Most of this area in Mozambique has a tropical climate. Due to its higher altitude, Lichinga in Niassa is somewhat cooler. The wet and humid months are from November to April when temperatures rarely drop below 20 degree Celsius. Summer rainfall tops 200mm monthly at Quelimane, Pemba and Nampula, 300mm during March at Lichinga and 500mm during January at Gurue. June to August are the cooler and drier months of this region in Mozambique.

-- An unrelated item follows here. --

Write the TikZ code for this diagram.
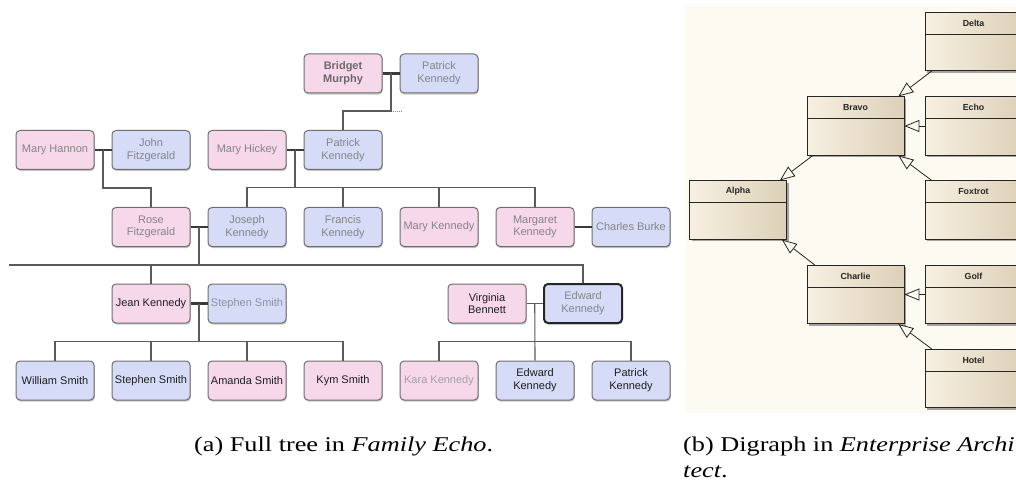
\documentclass[tikz,border=0pt]{standalone}
\usepackage{fontspec}
\usepackage{graphicx}
\setmainfont{Liberation Serif}
\newfontfamily\boxfont{Liberation Sans}
\usetikzlibrary{calc,shadows,arrows.meta}

\definecolor{femfill}{HTML}{F7D7EA}
\definecolor{malefill}{HTML}{D6DCF8}
\definecolor{boxedge}{HTML}{6E6E6E}
\definecolor{greytext}{HTML}{858585}
\definecolor{boldgrey}{HTML}{6A6A6A}
\definecolor{stephgrey}{HTML}{8E91A2}
\definecolor{palegrey}{HTML}{A2A2A2}
\definecolor{darktext}{HTML}{1E1E1E}
\definecolor{linecol}{HTML}{5A5A5A}
\definecolor{couplecol}{HTML}{3A3A3A}
\definecolor{canvas}{HTML}{FDFAF1}
\definecolor{classlight}{HTML}{F7F0E2}
\definecolor{classdark}{HTML}{DDD0B8}

\tikzset{
  person/.style={draw=boxedge, line width=1pt, rounded corners=4pt,
    minimum width=78pt, minimum height=39pt, inner sep=1pt, align=center,
    font=\boxfont\fontsize{11}{12.7}\selectfont, text=greytext,
    drop shadow={shadow xshift=0.8pt, shadow yshift=-1.6pt, opacity=0.22, fill=black}},
  fem/.style={person, fill=femfill},
  mal/.style={person, fill=malefill},
  boldname/.style={font=\boxfont\bfseries\fontsize{11}{12.7}\selectfont, text=boldgrey},
  focus/.style={draw=black!85, line width=2pt},
  tline/.style={draw=linecol, line width=1.1pt},
  couple/.style={draw=couplecol, line width=2.4pt},
  thincouple/.style={draw=linecol, line width=1.1pt},
  classbox/.style={draw=black!85, line width=0.7pt, minimum width=97pt,
    minimum height=58.5pt, inner sep=0pt, left color=classlight, right color=classdark,
    drop shadow={shadow xshift=2.2pt, shadow yshift=-2.2pt, opacity=0.5, fill=black!70}},
  classtitle/.style={font=\boxfont\bfseries\fontsize{8.8}{10}\selectfont, text=black!85},
  classrule/.style={draw=black!85, line width=0.7pt},
  openhead/.tip={Triangle[length=15pt, width=12pt, fill=canvas, line width=0.8pt]},
  inherit/.style={draw=black!85, line width=0.8pt, -openhead},
  caption/.style={anchor=base west, inner sep=0pt, font=\fontsize{21}{25}\selectfont}
}

\begin{document}
\begin{tikzpicture}[x=1pt, y=-1pt]
\useasboundingbox (0,0) rectangle (1016,486);
\clip (0,0) rectangle (1016,486);
\fill[white] (0,0) rectangle (1016,486);

% ---------- family tree ----------
\node[fem, boldname] (bridget) at (343,73.5) {Bridget\\Murphy};
\node[mal] (pk1) at (439,73.5) {Patrick\\Kennedy};

\node[fem] (mhannon) at (55,150) {Mary Hannon};
\node[mal] (jfitz) at (151,150) {John\\Fitzgerald};
\node[fem] (mhickey) at (247,150) {Mary Hickey};
\node[mal] (pk2) at (343,150) {Patrick\\Kennedy};

\node[fem] (rose) at (151,227) {Rose\\Fitzgerald};
\node[mal] (joseph) at (247,227) {Joseph\\Kennedy};
\node[mal] (francis) at (343,227) {Francis\\Kennedy};
\node[fem] (maryk) at (439,227) {Mary Kennedy};
\node[fem] (margaret) at (535,227) {Margaret\\Kennedy};
\node[mal] (charles) at (631,227) {Charles Burke};

\node[fem, text=darktext] (jean) at (151,303.5) {Jean Kennedy};
\node[mal, text=stephgrey] (stephen) at (247,303.5) {Stephen Smith};
\node[fem, text=darktext] (virginia) at (487,303.5) {Virginia\\Bennett};
\node[mal, focus] (edward) at (583,303.5) {Edward\\Kennedy};

\node[mal, text=darktext] (william) at (55,380.5) {William Smith};
\node[mal, text=darktext] (stephenjr) at (151,380.5) {Stephen Smith};
\node[fem, text=darktext] (amanda) at (247,380.5) {Amanda Smith};
\node[fem, text=darktext] (kym) at (343,380.5) {Kym Smith};
\node[fem, text=palegrey] (kara) at (439,380.5) {Kara Kennedy};
\node[mal, text=darktext] (edwardjr) at (535,380.5) {Edward\\Kennedy};
\node[mal, text=darktext] (patrickjr) at (631,380.5) {Patrick\\Kennedy};

% couple joints
\coordinate (u1) at ($(bridget.east)!0.5!(pk1.west)$);
\coordinate (u2) at ($(mhannon.east)!0.5!(jfitz.west)$);
\coordinate (u3) at ($(mhickey.east)!0.5!(pk2.west)$);
\coordinate (u4) at ($(rose.east)!0.5!(joseph.west)$);
\coordinate (u5) at ($(jean.east)!0.5!(stephen.west)$);
\coordinate (u6) at ($(virginia.east)!0.5!(edward.west)$);
\coordinate (barend) at (9,265);

% marriages
\draw[couple] (bridget.east) -- (pk1.west);
\draw[couple] (mhannon.east) -- (jfitz.west);
\draw[couple] (mhickey.east) -- (pk2.west);
\draw[couple] (rose.east) -- (joseph.west);
\draw[couple] (margaret.east) -- (charles.west);
\draw[couple] (jean.east) -- (stephen.west);
\draw[thincouple] (virginia.east) -- (edward.west);

% descent lines
\draw[tline] (u1) -- ++(0,37.5) -| (pk2.north);
\draw[draw=linecol!70, line width=0.8pt, dash pattern=on 1pt off 1pt] ($(u1)+(1.5,37.5)$) -- ++(10,0);
\draw[tline] (u2) -- ++(0,38) -| (rose.north);
\draw[tline] (u3) -- ++(0,38);
\draw[tline] (joseph.north) -- ++(0,-19.5) -| (margaret.north);
\draw[tline] (francis.north) -- ++(0,-19.5);
\draw[tline] (maryk.north) -- ++(0,-19.5);
\draw[tline] (u4) -- ++(0,38);
\draw[tline] (barend) -| (edward.north);
\draw[tline] (jean.north) -- ++(0,-19);
\draw[tline] (u5) -- ++(0,38.5);
\draw[tline] (william.north) -- ++(0,-19) -| (kym.north);
\draw[tline] (stephenjr.north) -- ++(0,-19);
\draw[tline] (amanda.north) -- ++(0,-19);
\draw[tline] (u6) -- (edwardjr.north);
\draw[tline] (kara.north) -- ++(0,-19) -| (patrickjr.north);

% ---------- class digraph ----------
\fill[canvas] (686,6) rectangle (1016,413);

\node[classbox] (alpha) at (738,210) {};
\node[classbox] (bravo) at (855.5,126) {};
\node[classbox] (charlie) at (855.5,294.5) {};
\node[classbox] (delta) at (973.5,41.5) {};
\node[classbox] (echo) at (973.5,126) {};
\node[classbox] (foxtrot) at (973.5,210) {};
\node[classbox] (golf) at (973.5,294.5) {};
\node[classbox] (hotel) at (973.5,378.5) {};

\foreach \c/\t in {alpha/Alpha, bravo/Bravo, charlie/Charlie, delta/Delta,
                   echo/Echo, foxtrot/Foxtrot, golf/Golf, hotel/Hotel}{
  \draw[classrule] ($(\c.north west)+(0,22)$) -- ($(\c.north east)+(0,22)$);
  \node[classtitle] (\c-title) at ($(\c.north)+(0,11)$) {\t};
}

\draw[inherit] ($(delta.south west)+(7,0)$) -- ($(bravo.north east)+(-6,0)$);
\draw[inherit] (echo.west) -- (bravo.east);
\draw[inherit] ($(foxtrot.north west)+(7,0)$) -- ($(bravo.south east)+(-6,0)$);
\draw[inherit] ($(bravo.south west)+(6,0)$) -- ($(alpha.north east)+(-7,0)$);
\draw[inherit] ($(charlie.north west)+(8,0)$) -- ($(alpha.south east)+(-5,0)$);
\draw[inherit] (golf.west) -- (charlie.east);
\draw[inherit] ($(hotel.north west)+(7,0)$) -- ($(charlie.south east)+(-6,0)$);

% ---------- captions ----------
\node[caption] (capa) at (194,451) {\scalebox{1.25}[1]{(a) Full tree in \textit{Family Echo}.}};
\node[caption] (capb) at (683,451) {\scalebox{1.25}[1]{(b) Digraph in \textit{Enterprise Archi}}};
\node[caption] (capb2) at (683,477) {\scalebox{1.25}[1]{\textit{tect}.}};
\end{tikzpicture}
\end{document}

Before 1975, Pemba, which is the capital of the Cabo Delgado province in Mozambique, was called Porto Amelia. The residents have named Pemba Mozambique’s papaya paradise as this little port is located on a headland squeezed between a magnificent inland bay and an idyllic beach where tall papaya trees provide shade. Seen from the bay, the white flat roofed buildings of Pemba’s old town are typical of many of Africa’s original colonial towns. Built on a hill, Pemba climbs steeply from the quayside to the Art deco cinema at the top of the hill.
Pemba Bay is reputed to be the world’s largest inland bay. Its entrance is only about 2km wide, opening up to a beautiful blue expanse of water with an area of around 375 square kilometers and a uniform depth of approximately 24m.
The Gessners, a family of German origin, own coconut plantations on the Quirimba Island in Mozambique.